ZhouFang928 in a blog post Telco Customer Churn with R in SQL Server 2016 presented a great analysis of telco customer churn prediction. I found it missed one of my favorite machine-learning library H2O in the comparison. This showcase presents how easy it is to use H2O library to build very good quality predictive models.
I have used R version 3.2.3 with the following R packages:
- data.table, version 1.9.6
- h2o, version 3.10.0.6
- bit64, version 0.9-5
- pROC, version 1.8
Instalation of the packages requires Rtools compatible with your R version.
- Install packages by running
source("install_packages.R")
- Train and evaluate model by running
source("build_telco_churn_model.R")
3. After succesful model building you can find it (in H2O format) in folderexport
. It can be loaded in H2O Flow for further inspection.
I decided to go with Gradient Boosting Models. To select best model I used grid search for such parameters:
- number of trees: 50, 100, 500
- max tree depth: 4, 8, 16, 32
Best model was selected using AUC metric -- resulting in 100 trees with max depth equals 16. After model building I optimized threshold to maximize minimum per class accuracy.

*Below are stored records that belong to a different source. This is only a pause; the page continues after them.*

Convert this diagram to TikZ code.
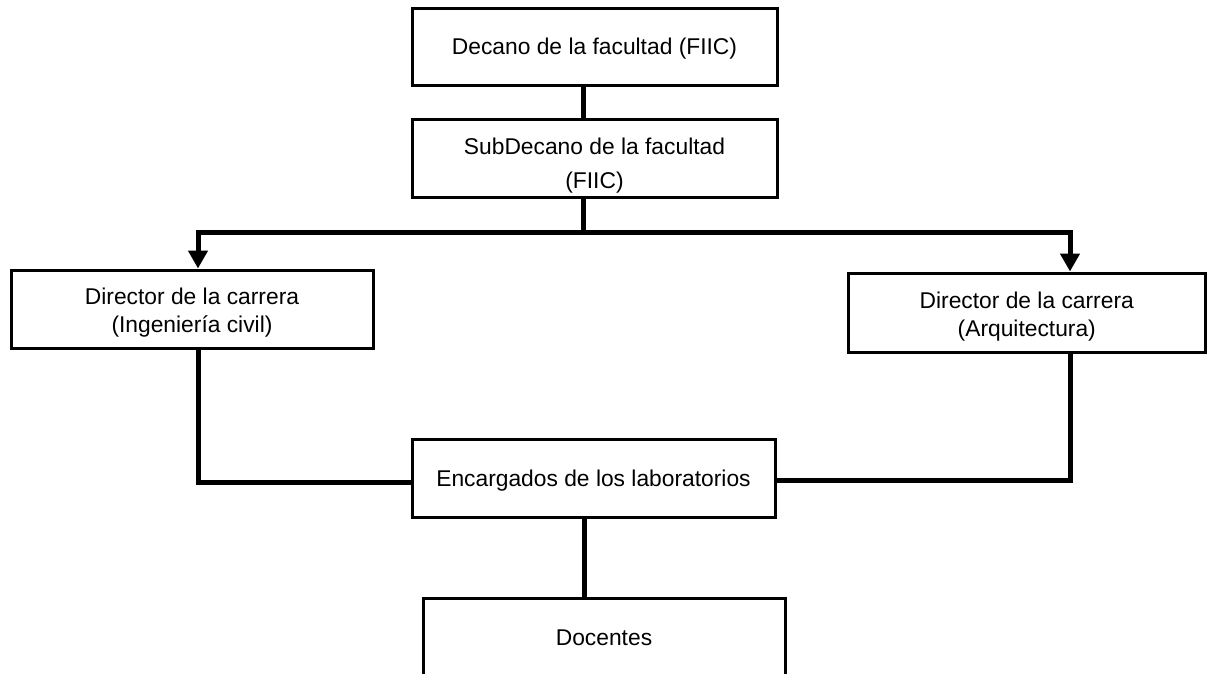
\documentclass[tikz,border=0pt]{standalone}
\usepackage{fontspec}
\setmainfont{Liberation Sans}
\usetikzlibrary{arrows.meta}
\begin{document}
\begin{tikzpicture}[x=1pt,y=-1pt,
  box/.style={draw=black,line width=3pt,fill=white,inner sep=0pt},
  txt/.style={inner sep=0pt,align=center,font=\fontsize{22.8}{28}\selectfont},
  conn/.style={line width=5pt,black},
  arr/.style={-{Triangle[width=19pt,length=18pt]}}]
\useasboundingbox (0,0) rectangle (1208,673);
\node[box,minimum width=365pt,minimum height=77pt,
  label={[txt,yshift=-2pt]center:Decano de la facultad (FIIC)}] (top) at (594.5,47) {};
\node[box,minimum width=365pt,minimum height=78pt,
  label={[txt,font=\fontsize{22.8}{34}\selectfont,yshift=-7pt]center:{SubDecano de la facultad\\(FIIC)}}] (sub) at (594.5,158.5) {};
\node[box,minimum width=362pt,minimum height=78pt,
  label={[txt,yshift=-4pt]center:{Director de la carrera\\(Ingeniería civil)}}] (ldir) at (192,309) {};
\node[box,minimum width=357.5pt,minimum height=79pt,
  label={[txt,yshift=-4pt]center:{Director de la carrera\\(Arquitectura)}}] (rdir) at (1026.75,312.5) {};
\node[box,minimum width=363pt,minimum height=78pt,
  label={[txt,yshift=-3pt]center:Encargados de los laboratorios}] (enc) at (593.5,478) {};
\node[box,minimum width=362pt,minimum height=80pt,
  label={[txt]center:Docentes}] (doc) at (604,638) {};
\coordinate (c1) at (583,0);
\coordinate (c2) at (584,0);
\coordinate (xl) at (198,0);
\coordinate (xr) at (1070,0);
\coordinate (j) at (583,232);
\draw[conn] (top.south -| c1) -- (sub.north -| c1);
\draw[conn] (sub.south -| c1) -- (j);
\draw[conn,arr] (j) -| (ldir.north -| xl);
\draw[conn,arr] (j) -| (rdir.north -| xr);
\draw[conn] (ldir.south -| xl) |- ([yshift=-4pt]enc.west);
\draw[conn] (rdir.south -| xr) |- ([yshift=-2pt]enc.east);
\draw[conn] (enc.south -| c2) -- (doc.north -| c2);
\end{tikzpicture}
\end{document}
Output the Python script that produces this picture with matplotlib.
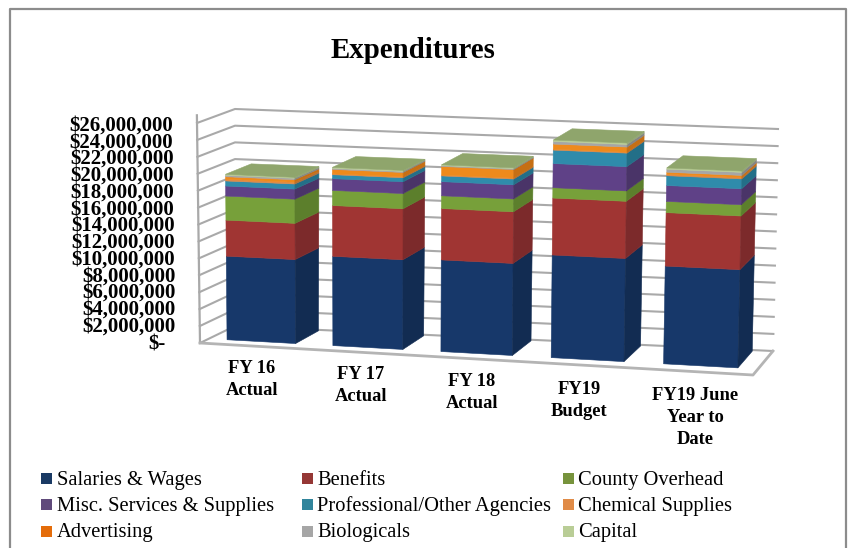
import numpy as np
import matplotlib
matplotlib.use('Agg')
import matplotlib.pyplot as plt
from matplotlib.patches import Polygon, Rectangle

plt.rcParams['font.family'] = ['Liberation Serif', 'DejaVu Serif']

# data, $ millions
categories = ['FY 16\nActual', 'FY 17\nActual', 'FY 18\nActual', 'FY19\nBudget', 'FY19 June\nYear to\nDate']
salaries = [9.9, 10.5, 10.7, 11.9, 11.25]
benefits = [4.27, 5.97, 6.0, 6.6, 6.15]
county = [2.85, 1.78, 1.49, 1.2, 1.29]
misc = [1.19, 1.38, 1.65, 2.8, 1.83]
professional = [0.6, 0.47, 0.67, 1.56, 1.13]
chemical = [0.2, 0.1, 0.1, 0.1, 0.15]
advertising = [0.3, 0.52, 1.0, 0.6, 0.25]
biologicals = [0.17, 0.12, 0.1, 0.3, 0.35]
capital = [0.12, 0.12, 0.1, 0.17, 0.15]

series_names = ['Salaries & Wages', 'Benefits', 'County Overhead',
                'Misc. Services & Supplies', 'Professional/Other Agencies', 'Chemical Supplies',
                'Advertising', 'Biologicals', 'Capital']
series = [salaries, benefits, county, misc, professional, chemical, advertising, biologicals, capital]
front_colors = ['#17386a', '#a03533', '#77a03a', '#5f4187', '#2f8bab', '#e08a46', '#ee8a1c', '#a6a6a6', '#b9cd96']
side_colors = ['#122c52', '#7c2a2b', '#5c7f2c', '#4a3468', '#236f88', '#b36f38', '#c66f14', '#858585', '#94a678']
legend_colors = ['#1a3a64', '#953735', '#77933c', '#604a7b', '#31859c', '#e08b47', '#e46c0a', '#a6a6a6', '#b9cd96']
top_color = '#8fa56c'

y_ticks = np.arange(0, 28, 2)
y_max = 26.0

# corners of the 3d box in image pixels: (across, depth, up)
corners = {(0, 0, 0): (200, 343), (1, 0, 0): (753, 375), (0, 1, 0): (235, 326), (1, 1, 0): (773, 351),
           (0, 0, 1): (197, 123), (1, 0, 1): (758, 146), (0, 1, 1): (235, 109), (1, 1, 1): (778, 129)}


def project(u, d, v):
    # trilinear blend of the corners, with a little perspective across the chart
    u = u - 0.05 * u * (1 - u)
    pt = np.zeros(2)
    for (a, b, c), xy in corners.items():
        w = (u if a else 1 - u) * (d if b else 1 - d) * (v if c else 1 - v)
        pt += w * np.array(xy, dtype=float)
    return pt


fig = plt.figure(figsize=(8.5, 5.48), dpi=100)
ax = fig.add_axes([0, 0, 1, 1])
ax.set_xlim(0, 850)
ax.set_ylim(548, 0)
ax.axis('off')

# outer frame, open at the bottom
ax.plot([10, 10, 846, 846], [548, 9, 9, 548], color='#8c8c8c', lw=1.6)

ax.text(413, 50, 'Expenditures', fontsize=20.8, fontweight='bold', ha='center', va='center')

# walls
grid_color = '#a9a9a9'
for t in y_ticks:
    v = t / y_max
    line = np.array([project(0, 0, v), project(0, 1, v), project(1, 1, v)])
    ax.plot(line[:, 0], line[:, 1], color=grid_color, lw=1.5, zorder=1)
left = np.array([project(0, 0, 0), project(0, 0, 1.035)])
ax.plot(left[:, 0], left[:, 1], color=grid_color, lw=1.6, zorder=1)
floor = np.array([project(0, 0, 0), project(1, 0, 0), project(1, 1, 0)])
ax.plot(floor[:, 0], floor[:, 1], color='#b4b4b4', lw=2, zorder=1)

# y labels
for t in y_ticks:
    y = 344.5 if t == 0 else 326.5 - (t - 2) * 8.375
    label = '$-' if t == 0 else '${:,}'.format(int(t) * 1000000)
    x = 166 if t == 0 else 176 - (t - 2) * 0.125
    ax.text(x, y, label, fontsize=15, fontweight='bold', ha='right', va='center')

# bars
half_width = 0.065
d0, d1 = 0.25, 0.95


def face(points, color, z):
    xy = [project(*p) for p in points]
    ax.add_patch(Polygon(xy, closed=True, facecolor=color, edgecolor=color, lw=0.4, zorder=z))


for i in range(len(categories)):
    u_mid = (i + 0.5) / len(categories)
    u0, u1 = u_mid - half_width, u_mid + half_width
    base = 0.0
    for vals, fc, sc in zip(series, front_colors, side_colors):
        v0 = base / y_max
        v1 = (base + vals[i]) / y_max
        face([(u0, d0, v0), (u1, d0, v0), (u1, d0, v1), (u0, d0, v1)], fc, 3)
        face([(u1, d0, v0), (u1, d1, v0), (u1, d1, v1), (u1, d0, v1)], sc, 3)
        base += vals[i]
    v = base / y_max
    face([(u0, d0, v), (u1, d0, v), (u1, d1, v), (u0, d1, v)], top_color, 4)

# category labels
label_x = [252, 361, 472, 579, 695]
label_y = [368.5, 374.5, 381.5, 389.5, 395.5]
for name, x, y in zip(categories, label_x, label_y):
    for k, part in enumerate(name.split('\n')):
        ax.text(x, y + k * 22, part, fontsize=13.3, fontweight='bold', ha='center', va='center')

# legend
legend_x = [41, 302, 563]
legend_text_x = [57, 317, 578]
legend_y = [478.5, 504.5, 531]
for i, (name, color) in enumerate(zip(series_names, legend_colors)):
    x = legend_x[i % 3]
    y = legend_y[i // 3]
    ax.add_patch(Rectangle((x, y - 5.5), 11, 11, facecolor=color, edgecolor='none'))
    ax.text(legend_text_x[i % 3], y + 2, name, fontsize=14.8, ha='left', va='center')

plt.savefig('out.png', dpi=100)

Best model (with threshold selected to maximize min per class classification error) gave following results on test dataset:
- AUC = 0.947
- Accuracy = 0.866
- Precision = 0.395
- Recall = 0.875
Computation involved validating (using 5-fold cross validation) 6 GBM models with different parameters. On my laptop (Intel i7, 8GB RAM, Windows 10) it took around 25 minutes. Using Amazon's EC2 c4.4xlarge instance the time droped to around 14-15 minutes.
- Always install packages for each project separately.
- Select best model with any parametr tunning procedure.
- Do not forget to optimize threshold.
Folders:
- data - this folder contains CSV file with customers' info. It is a copy of data from ZhouFang928's example.
- libs - this folder contains packages installed by
install_packages.R
- export - this folder is for saving computing results (currently final model is stored there)
Files:
- install_packages.R - R script that installs packages into local
libs
folder - build_telco_churn_model.R - R script that does the thing
- find_best_model.R - utility function that does grid search and returns best model with the optimal threshold.